9. The Fund submitted written responses to this Tribunal, resisting the application for reconsideration. When the Fund made its initial submissions to the Adjudicator, it stated that the applicant is liable for arrear provident fund contributions in the estimated amount of R769 612.12. It transpired during the hearing of the matter that the applicant took issue with the fact that the initial mount is an estimated amount. This aspect of estimation of the amount will be addressed later in this decision.
10. Further, the Fund submitted that the reason for estimation of the arrear provident contribution is the failure of the applicant to comply with section 13A(2) of the Act, which requires minimum information to be submitted to regarding payment contributions made by each employer in terms of section 13A(1) of the Act.
11. Furthermore, it is the submission of the Fund that after it lodged its complaint with the Adjudicator, the applicant thereafter complied with its statutory obligations in terms of section 13A(2) of the Act by submitting the outstanding contribution schedules. During the subsequent submission by the applicant, the Fund had access to payroll schedules which enabled the Fund to calculate the actual arrear provident fund contributions and the LPI for the relevant period.
12. Further, the Fund submitted to the Tribunal that the Adjudicator made her determination based on the actual, not estimated, arrear contributions, being the amount of R794 129.24. This is in line with the recount of the Adjudicator’s determination.
13. The contention of the applicant regarding the estimated amount of R769
612.12 does not assist or advance its case for the reasons that :(i) the order and the determination refer to an actual amount, being R794 129.12, not the estimated amount; and (ii) the calculation of the actual amount is based on payroll schedules received by the Fund from the applicant. For these reasons, the contention of the applicant is not sustainable.
14. The applicant contends that no reasons appear in the determination for rejecting the defence of prescription. The applicant is referring to the LPI (late payment of interests) for March 2018 to August 2019.
15. In response to the defence of prescription raised by the applicant, the Fund submitted that the Adjudicator examined the facts of the complaint relating to prescription. The Adjudicator referred to the submissions of the Fund that the dates of deposits of the arrear contributions for the period of March 2018 to June 2020 occurred on various dates from 12 February 2020 to June 2021.
16. Further, the Adjudicator referred to the submission of the Fund that since the contributions for the period of March 2018 to June 2020 were paid on various dates, the cause of action for the payment of LPI arose on the date of receipt of contribution. It is not clear, in our view, how the contention of prescription can be sustainable in light of the Fund’s submissions and also in light of the order in the impugned determination.
17. The Adjudicator ordered the Fund to recalculate the LPI on the amount of R794 129.24 (for the period of July 2020 to June 2022). Therefore, the contention of prescription is not, in our view, sustainable as it does not deal with this period.
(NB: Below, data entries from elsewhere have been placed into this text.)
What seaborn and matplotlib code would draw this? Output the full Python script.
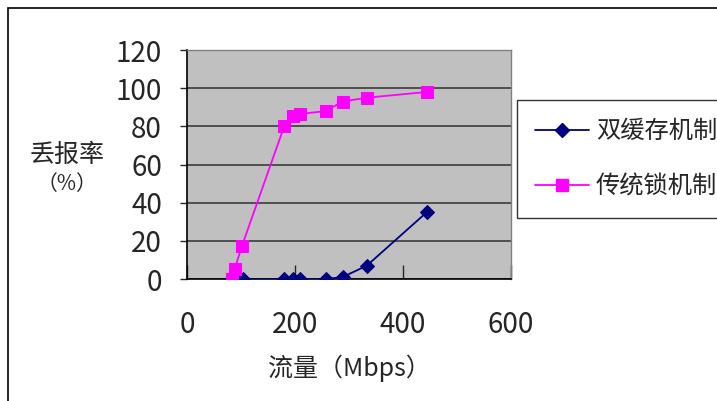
import pandas as pd
import matplotlib
matplotlib.use("Agg")
import matplotlib.pyplot as plt
import seaborn as sns
from matplotlib.lines import Line2D
from matplotlib.patches import Rectangle

# data
flow_double = [104, 180, 196, 210, 257, 288, 333, 444]
loss_double = [0, 0, 0, 0, 0, 1, 7, 35]
flow_lock = [84, 88, 102, 180, 196, 210, 257, 288, 333, 444]
loss_lock = [0, 5, 17.5, 80, 85.5, 86.5, 88, 93, 95, 98]
series_names = ["双缓存机制", "传统锁机制"]
x_ticks = [0, 200, 400, 600]
y_ticks = [0, 20, 40, 60, 80, 100, 120]

sns.set_style("white")
plt.rcParams["font.family"] = ["Noto Sans CJK SC", "DejaVu Sans"]

df_double = pd.DataFrame({"flow": flow_double, "loss": loss_double})
df_lock = pd.DataFrame({"flow": flow_lock, "loss": loss_lock})

fig = plt.figure(figsize=(7.17, 4.01), dpi=100)
ax = fig.add_axes([0.2608, 0.3042, 0.4519, 0.5711])
ax.set_facecolor("#C0C0C0")

navy = "#000080"
pink = "#FF00FF"
sns.lineplot(data=df_double, x="flow", y="loss", ax=ax, color=navy, marker="D",
             markersize=7, markeredgecolor=navy, linewidth=1.3, sort=False, zorder=3)
sns.lineplot(data=df_lock, x="flow", y="loss", ax=ax, color=pink, marker="s",
             markersize=9, markeredgecolor=pink, linewidth=1.3, sort=False, zorder=4)

ax.set_xlim(0, 600)
ax.set_ylim(0, 120)
ax.set_xticks(x_ticks)
ax.set_yticks(y_ticks)
ax.yaxis.grid(True, color="#303030", linewidth=1.1)
ax.xaxis.grid(False)
ax.set_axisbelow(True)

for side in ["left", "bottom"]:
    ax.spines[side].set_color("black")
    ax.spines[side].set_linewidth(1.2)
for side in ["top", "right"]:
    ax.spines[side].set_visible(True)
    ax.spines[side].set_color("#808080")
    ax.spines[side].set_linewidth(1.0)

ax.tick_params(axis="x", direction="in", length=10, width=1, pad=22, labelsize=20)
ax.tick_params(axis="y", direction="out", length=5, width=1, pad=13, labelsize=20)
ax.tick_params(left=True, bottom=True)

ax.set_xlabel("流量（Mbps）", fontsize=18, labelpad=11)
ax.set_ylabel("丢报率", fontsize=18, rotation=0, ha="center", va="center")
ax.yaxis.set_label_coords(-0.37, 0.54)
ax.text(-0.37, 0.415, "（%）", transform=ax.transAxes, fontsize=15,
        ha="center", va="center")

handles = [
    Line2D([], [], color=navy, marker="D", markersize=7, linewidth=1.3),
    Line2D([], [], color=pink, marker="s", markersize=9, linewidth=1.3),
]
leg = fig.legend(handles, series_names, loc="upper left",
                 bbox_to_anchor=(517 / 717, 1 - 100 / 401), borderaxespad=0,
                 fontsize=17.5, frameon=True, fancybox=False, edgecolor="black",
                 handlelength=2.2, handletextpad=0.3, labelspacing=1.2,
                 borderpad=0.75)
leg.get_frame().set_linewidth(1.0)

# outer chart border
fig.patches.append(Rectangle((8 / 717, -0.1), 1.2, 1 - 8 / 401 + 0.1,
                             transform=fig.transFigure, fill=False,
                             edgecolor="black", linewidth=1.2))

fig.savefig("out.png", dpi=100)
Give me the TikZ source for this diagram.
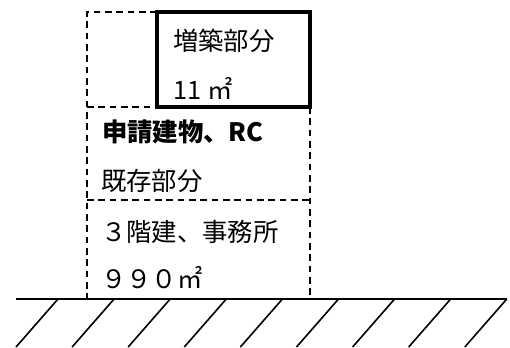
\documentclass[tikz,border=0pt]{standalone}
\usepackage{fontspec}
\newfontfamily\cjk{Noto Sans CJK JP}
\usepackage{tikz}

\tikzset{
  wall/.style={line width=1.4pt, dash pattern=on 5pt off 3.5pt},
  annex/.style={line width=2.6pt},
  ground/.style={line width=1.2pt},
  txt/.style={anchor=west, inner sep=0pt, font=\cjk\fontsize{19}{22}\selectfont},
}

\begin{document}
\begin{tikzpicture}[x=0.75pt, y=-0.75pt]
        \useasboundingbox (0,0) rectangle (510,347);
        \coordinate (tl) at (87,12);
        \coordinate (bl) at (87,299);
        \coordinate (br) at (310,299);
        \coordinate (ann) at (157,12);
        \coordinate (gl) at (16,299);
        \coordinate (gr) at (507,299);
        % existing building, dashed
        \draw[wall] (ann) -- (tl) -- (bl);
        \draw[wall] (87,107) -- (157,107);
        \draw[wall] (310,107) -- (br);
        \draw[wall] (87,200) -- (310,200);
        % extension
        \draw[annex] (ann) rectangle (310,107);
        \node[txt] (add) at (173,41) {増築部分};
        \node[txt] (addarea) at (173,88) {11 ㎡};
        \node[txt] (bldg) at (102,132) {\bfseries 申請建物、RC};
        \node[txt] (exist) at (101,181) {既存部分};
        \node[txt] (floors) at (101,232) {３階建、事務所};
        \node[txt] (area) at (101,278) {９９０㎡};
        % ground
        \draw[ground] (gl) -- (gr);
        \foreach \i in {0,...,8}
            \draw[ground] (58+56.1*\i,299) -- ++(-42,48);
    \end{tikzpicture}
\end{document}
18. The legal representative of the applicant submitted during the hearing of the matter that it is not the contention of the applicant that it is not obliged to pay its contributions to the Fund. However, it is contesting the extent of the amount to be paid to the Fund. The Fund’s contention is that the amount to be paid is based on the payroll schedules received from the applicant. We are of the view that the contention of the applicant is not sustainable based on the record before the Tribunal.
19. For the above stated reasons, there is no sound basis to interfere with the determination and the order of the Adjudicator. Therefore, we hold that the application for reconsideration should be dismissed.
20. It is the Fund’s contention that this Tribunal should show its utmost displeasure by awarding costs against the applicant for the reasons, amongst other things, that the applicant cannot deny that it failed to pay the contribution of its employees and the prejudice suffered by the non- payment of the of the contribution of the employees continues. The Fund contends that the application constitutes an abuse of the Tribunal process.
21. Section 234(2) of the Financial Sector Regulation Act 9 of 2017 provides that this Tribunal may, in exceptional circumstances, make an order that a party to the proceedings on an application for reconsideration of a decision pay some or all costs reasonably and properly incurred by the other party in connection with the said proceedings.
22. We find no exceptional circumstances for an order that the applicant pay the costs incurred in this matter. Lack of merits in the matter, without more being submitted, should not, in our view, be the basis for the award of costs.
ORDER:
(a) The application for reconsideration is dismissed.